What about an even bigger charger? The Silex hypercharger, claimed to offer 1.5mW recharge capacity, is aiming to make it to market next year. Even by the most optimistic standards, that’s unlikely. And even if such a charger was made available, today’s batteries simply couldn’t handle that charge rate. The charge rate is limited by the physical and chemical composition of the battery: using such a charger would be like trying to fill a drinking glass from a fire engine hose.

The infrastructure challenge

Then there’s the issue of power draw. “When someone develops and builds a suitable fast charger, where will the teams plug it in?” asks Rassweiler. If Formula E attracts a full field of 20 cars, there will be a sudden load of 2,400kW. That’s 2.4MW, roughly equivalent to adding 4,500 UK households to the grid.

And that’s not just once. Teams will need to recharge cars between practice and qualifying, between qualifying and the race, and during the race. “The local power utility will need to add this capacity for use one day a year or risk the race blacking out the city,” explains Rassweiler. That includes generating the power to meet peak demand and installing sufficient infrastructure to transmit and distribute the power. “This will need to be built and tested before the race, at every race destination.” None of that comes cheap.

What’s more, recharging will take place during the day, when demand is already high. Shutting down a city’s power grid as well as its transport network for each street circuit is not a fast-track route to endearing the new series to local residents.

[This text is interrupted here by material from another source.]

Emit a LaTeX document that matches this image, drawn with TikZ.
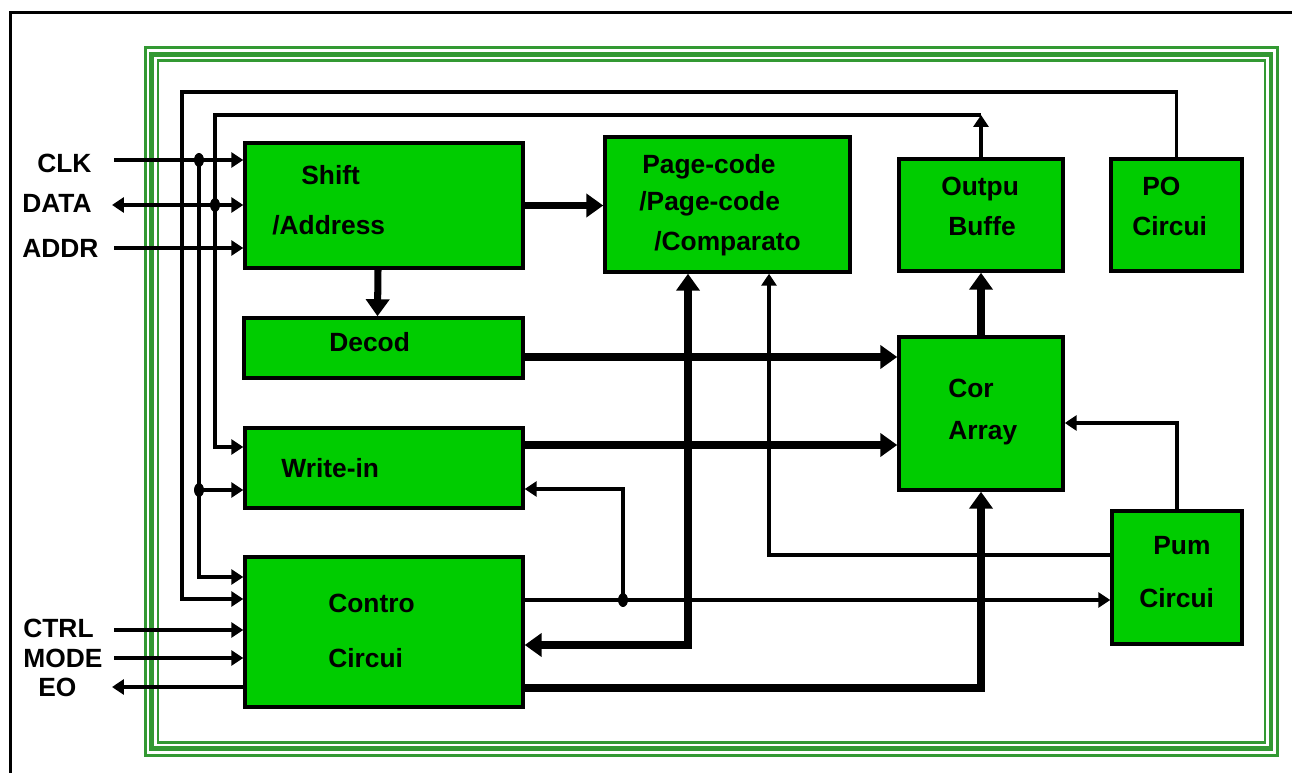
\documentclass[tikz,border=0pt]{standalone}
\usepackage{fontspec}
\setmainfont{Liberation Sans}
\usetikzlibrary{arrows.meta,calc,shapes.geometric}
\definecolor{blkfill}{HTML}{00CC00}
\definecolor{frame}{HTML}{339933}
\tikzset{
  every node/.style={font=\fontsize{15}{18}\selectfont\bfseries},
  blk/.style={draw=black,line width=2pt,fill=blkfill,inner sep=0pt},
  txt/.style={anchor=base west,inner sep=0pt},
  wireln/.style={line width=1.8pt},
  wire/.style={wireln,-{Triangle[length=0.24cm,width=0.3cm]}},
  wireboth/.style={wireln,{Triangle[length=0.24cm,width=0.3cm]}-{Triangle[length=0.24cm,width=0.3cm]}},
  bus/.style={line width=4pt,-{Triangle[length=0.34cm,width=0.46cm]}},
  busboth/.style={line width=4pt,{Triangle[length=0.34cm,width=0.46cm]}-{Triangle[length=0.34cm,width=0.46cm]}},
  jdot/.style={ellipse,fill=black,inner sep=0pt,minimum width=0.2cm,minimum height=0.28cm},
  frm/.style={draw=frame},
}

\begin{document}
\begin{tikzpicture}[x=0.02cm,y=-0.02cm]
  \useasboundingbox (0,0) rectangle (1292,773);
  \draw[line width=1.2pt] (10.5,773) |- (1292,12.5);

  % green frame
  \draw[frm,line width=1.4pt] (145.5,47.5) rectangle (1277.5,755.5);
  \draw[frm,line width=2.8pt] (151.5,54.5) rectangle (1271,748.5);
  \draw[frm,line width=1.4pt] (158,60.5) rectangle (1265,742.5);

  % blocks
  \node[blk,minimum width=5.56cm,minimum height=2.5cm] (shift) at (384,205.5) {};
  \node[blk,minimum width=4.9cm,minimum height=2.7cm] (page) at (727.5,204.5) {};
  \node[blk,minimum width=3.28cm,minimum height=2.24cm] (outbuf) at (981,215) {};
  \node[blk,minimum width=2.62cm,minimum height=2.24cm] (po) at (1176.5,215) {};
  \node[blk,minimum width=5.58cm,minimum height=1.2cm] (decod) at (383.5,348) {};
  \node[blk,minimum width=3.28cm,minimum height=3.06cm] (array) at (981,413.5) {};
  \node[blk,minimum width=5.56cm,minimum height=1.6cm] (write) at (384,468) {};
  \node[blk,minimum width=5.56cm,minimum height=3cm] (ctrl) at (384,632) {};
  \node[blk,minimum width=2.6cm,minimum height=2.66cm] (pump) at (1177,577.5) {};

  \node[txt] (shiftA) at (301,185) {Shift};
  \node[txt] (shiftB) at (272,235) {/Address};
  \node[txt] (pageA) at (642,174) {Page-code};
  \node[txt] (pageB) at (639,211) {/Page-code};
  \node[txt] (pageC) at (654,251) {/Comparato};
  \node[txt] (outA) at (941,196) {Outpu};
  \node[txt] (outB) at (948,236) {Buffe};
  \node[txt] (poA) at (1142,196) {PO};
  \node[txt] (poB) at (1132,236) {Circui};
  \node[txt] (decA) at (329,352) {Decod};
  \node[txt] (arrA) at (948,398) {Cor};
  \node[txt] (arrB) at (948,440) {Array};
  \node[txt] (wrA) at (281,478) {Write-in};
  \node[txt] (ctlA) at (328,612) {Contro};
  \node[txt] (ctlB) at (328,667) {Circui};
  \node[txt] (pmpA) at (1153,555) {Pum};
  \node[txt] (pmpB) at (1139,607) {Circui};

  % pins
  \node[txt] (clk) at (37,173) {CLK};
  \node[txt] (data) at (22,213) {DATA};
  \node[txt] (addr) at (22,258) {ADDR};
  \node[txt] (ctl) at (23,637) {CTRL};
  \node[txt] (mode) at (23,667) {MODE};
  \node[txt] (eo) at (38,696) {EO};
  \coordinate (clkIn) at (114,160);
  \coordinate (dataIn) at (112,205);
  \coordinate (addrIn) at (114,248);
  \coordinate (ctlIn) at (114,630);
  \coordinate (modeIn) at (114,658);
  \coordinate (eoOut) at (112,687);

  % junctions and corners
  \coordinate (clkDot) at (199,160);
  \coordinate (dataDot) at (215,205);
  \coordinate (wrDot) at (199,490);
  \coordinate (pDot) at (623,600);
  \coordinate (poBus) at (182,92);
  \coordinate (obTop) at (981,115);
  \coordinate (pgRet) at (769,555);
  \coordinate (pcBus) at (688,645);
  \coordinate (arrRet) at (1177,423);
  \coordinate (ctlBus) at (981,688);
  \coordinate (wrBack) at (623,489);
  \coordinate (decRow) at (0,357);
  \coordinate (wrRow) at (0,445);

  \draw[wire] (clkIn) -- (clkIn -| shift.west);
  \draw[wireboth] (dataIn) -- (dataIn -| shift.west);
  \draw[wire] (addrIn) -- (addrIn -| shift.west);
  \draw[wire] (ctlIn) -- (ctlIn -| ctrl.west);
  \draw[wire] (modeIn) -- (modeIn -| ctrl.west);
  \draw[wire] (eoOut -| ctrl.west) -- (eoOut);

  % feedback wires
  \draw[wire] (po.north) |- (poBus) |- ($(ctrl.west)+(0,-33)$);
  \draw[wire] (clkDot) |- ($(ctrl.west)+(0,-55)$);
  \draw[wire] (wrDot) -- (wrDot -| write.west);
  \draw[wire] (outbuf.north) -- (obTop);
  \draw[wire] (obTop) -| (dataDot) |- ($(write.west)+(0,-21)$);
  \draw[wire] (pump.west |- pgRet) -| (page.south -| pgRet);
  \draw[wire] (ctrl.east |- pDot) -- (pump.west |- pDot);
  \draw[wire] (pDot) -- (wrBack) -- (write.east |- wrBack);
  \draw[wire] (pump.north) -- (arrRet) -- (array.east |- arrRet);

  % data buses
  \draw[bus] (shift.east) -- (shift.east -| page.west);
  \draw[bus] ($(shift.south)+(-6,0)$) -- ($(decod.north)+(-6,0)$);
  \draw[bus] (decod.east |- decRow) -- (array.west |- decRow);
  \draw[bus] (write.east |- wrRow) -- (array.west |- wrRow);
  \draw[bus] (array.north) -- (outbuf.south);
  \draw[bus] (ctrl.east |- ctlBus) -| (array.south);
  \draw[busboth] (page.south -| pcBus) |- (ctrl.east |- pcBus);

  \node[jdot] (d1) at (clkDot) {};
  \node[jdot] (d2) at (dataDot) {};
  \node[jdot] (d3) at (wrDot) {};
  \node[jdot] (d4) at (pDot) {};
\end{tikzpicture}
\end{document}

The elephant in the room smells of diesel

There is another way to produce local electricity without stressing the grid: diesel generators. While using on-site fossil-fuelled powerplants flies in the face of the championship’s environmental and noise aims, it might be the only realistic short-term solution that can provide enough capacity to get the batteries topped up.   

There’s a bright side though. Rassweiler says: “One third of the way into the race, when 20 generators lined up in the pit lane go to full power, the earth will shake. And nobody will miss the roar of the internal combustion engine.”

One thing is certain: Formula E engineers are going to have to be every bit as resourceful as their Formula 1 counterparts – if not more so – to assure technical success in the new series.